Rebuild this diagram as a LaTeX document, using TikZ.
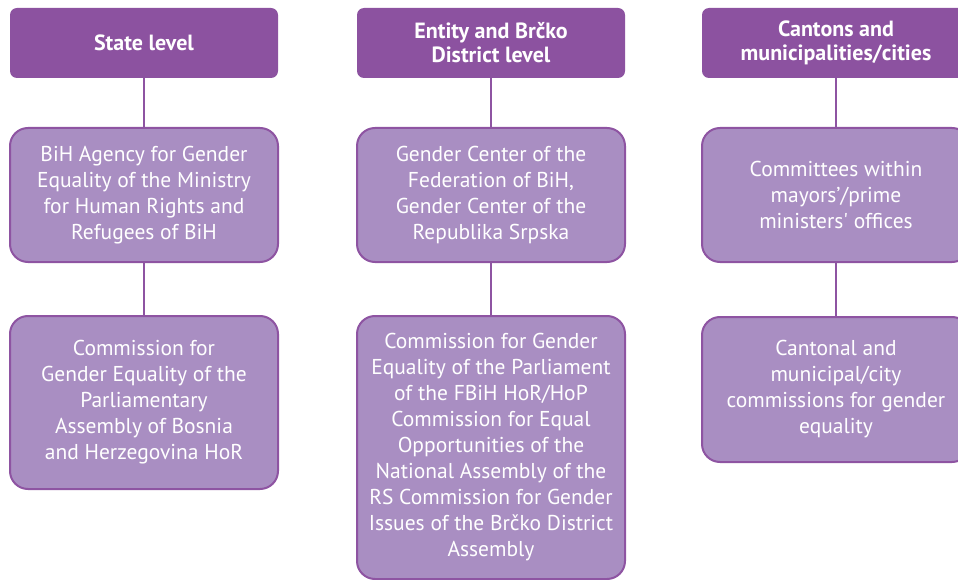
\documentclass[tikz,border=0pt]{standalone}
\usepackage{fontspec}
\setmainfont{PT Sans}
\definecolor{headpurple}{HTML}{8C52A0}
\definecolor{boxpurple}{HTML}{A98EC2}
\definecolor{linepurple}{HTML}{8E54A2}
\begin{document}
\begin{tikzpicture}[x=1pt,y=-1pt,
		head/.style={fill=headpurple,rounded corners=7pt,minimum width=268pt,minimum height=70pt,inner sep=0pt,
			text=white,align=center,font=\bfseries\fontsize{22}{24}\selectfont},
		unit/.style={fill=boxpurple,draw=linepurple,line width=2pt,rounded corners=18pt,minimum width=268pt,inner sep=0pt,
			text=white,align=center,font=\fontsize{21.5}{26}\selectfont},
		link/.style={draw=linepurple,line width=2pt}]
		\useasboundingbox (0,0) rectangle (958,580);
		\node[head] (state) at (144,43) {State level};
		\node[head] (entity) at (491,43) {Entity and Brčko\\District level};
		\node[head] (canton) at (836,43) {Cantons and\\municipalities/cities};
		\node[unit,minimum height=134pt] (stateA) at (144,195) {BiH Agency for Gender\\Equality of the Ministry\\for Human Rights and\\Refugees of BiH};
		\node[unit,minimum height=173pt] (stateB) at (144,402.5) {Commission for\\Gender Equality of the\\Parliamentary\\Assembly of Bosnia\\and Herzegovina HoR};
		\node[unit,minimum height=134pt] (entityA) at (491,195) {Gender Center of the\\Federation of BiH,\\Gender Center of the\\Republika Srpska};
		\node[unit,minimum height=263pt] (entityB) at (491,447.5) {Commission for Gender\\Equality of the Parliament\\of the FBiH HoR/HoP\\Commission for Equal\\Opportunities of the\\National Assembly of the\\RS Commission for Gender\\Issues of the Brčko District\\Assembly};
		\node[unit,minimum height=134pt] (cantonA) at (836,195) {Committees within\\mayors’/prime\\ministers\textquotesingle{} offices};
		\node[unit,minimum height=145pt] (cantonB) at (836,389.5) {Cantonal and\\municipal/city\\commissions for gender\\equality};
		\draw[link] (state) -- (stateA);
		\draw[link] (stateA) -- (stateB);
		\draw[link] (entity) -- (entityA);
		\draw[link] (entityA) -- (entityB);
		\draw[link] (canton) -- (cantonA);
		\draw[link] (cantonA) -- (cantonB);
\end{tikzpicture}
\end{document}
★ ★ ★
• [What is required] Reproduce all of the material above word for word. Omit the pictures.

• [Result of the task]
Rebuild this diagram as a LaTeX document, using TikZ.
\documentclass[tikz,border=0pt]{standalone}
\usepackage{fontspec}
\setmainfont{PT Sans}
\definecolor{headpurple}{HTML}{8C52A0}
\definecolor{boxpurple}{HTML}{A98EC2}
\definecolor{linepurple}{HTML}{8E54A2}
\begin{document}
\begin{tikzpicture}[x=1pt,y=-1pt,
		head/.style={fill=headpurple,rounded corners=7pt,minimum width=268pt,minimum height=70pt,inner sep=0pt,
			text=white,align=center,font=\bfseries\fontsize{22}{24}\selectfont},
		unit/.style={fill=boxpurple,draw=linepurple,line width=2pt,rounded corners=18pt,minimum width=268pt,inner sep=0pt,
			text=white,align=center,font=\fontsize{21.5}{26}\selectfont},
		link/.style={draw=linepurple,line width=2pt}]
		\useasboundingbox (0,0) rectangle (958,580);
		\node[head] (state) at (144,43) {State level};
		\node[head] (entity) at (491,43) {Entity and Brčko\\District level};
		\node[head] (canton) at (836,43) {Cantons and\\municipalities/cities};
		\node[unit,minimum height=134pt] (stateA) at (144,195) {BiH Agency for Gender\\Equality of the Ministry\\for Human Rights and\\Refugees of BiH};
		\node[unit,minimum height=173pt] (stateB) at (144,402.5) {Commission for\\Gender Equality of the\\Parliamentary\\Assembly of Bosnia\\and Herzegovina HoR};
		\node[unit,minimum height=134pt] (entityA) at (491,195) {Gender Center of the\\Federation of BiH,\\Gender Center of the\\Republika Srpska};
		\node[unit,minimum height=263pt] (entityB) at (491,447.5) {Commission for Gender\\Equality of the Parliament\\of the FBiH HoR/HoP\\Commission for Equal\\Opportunities of the\\National Assembly of the\\RS Commission for Gender\\Issues of the Brčko District\\Assembly};
		\node[unit,minimum height=134pt] (cantonA) at (836,195) {Committees within\\mayors’/prime\\ministers\textquotesingle{} offices};
		\node[unit,minimum height=145pt] (cantonB) at (836,389.5) {Cantonal and\\municipal/city\\commissions for gender\\equality};
		\draw[link] (state) -- (stateA);
		\draw[link] (stateA) -- (stateB);
		\draw[link] (entity) -- (entityA);
		\draw[link] (entityA) -- (entityB);
		\draw[link] (canton) -- (cantonA);
		\draw[link] (cantonA) -- (cantonB);
\end{tikzpicture}
\end{document}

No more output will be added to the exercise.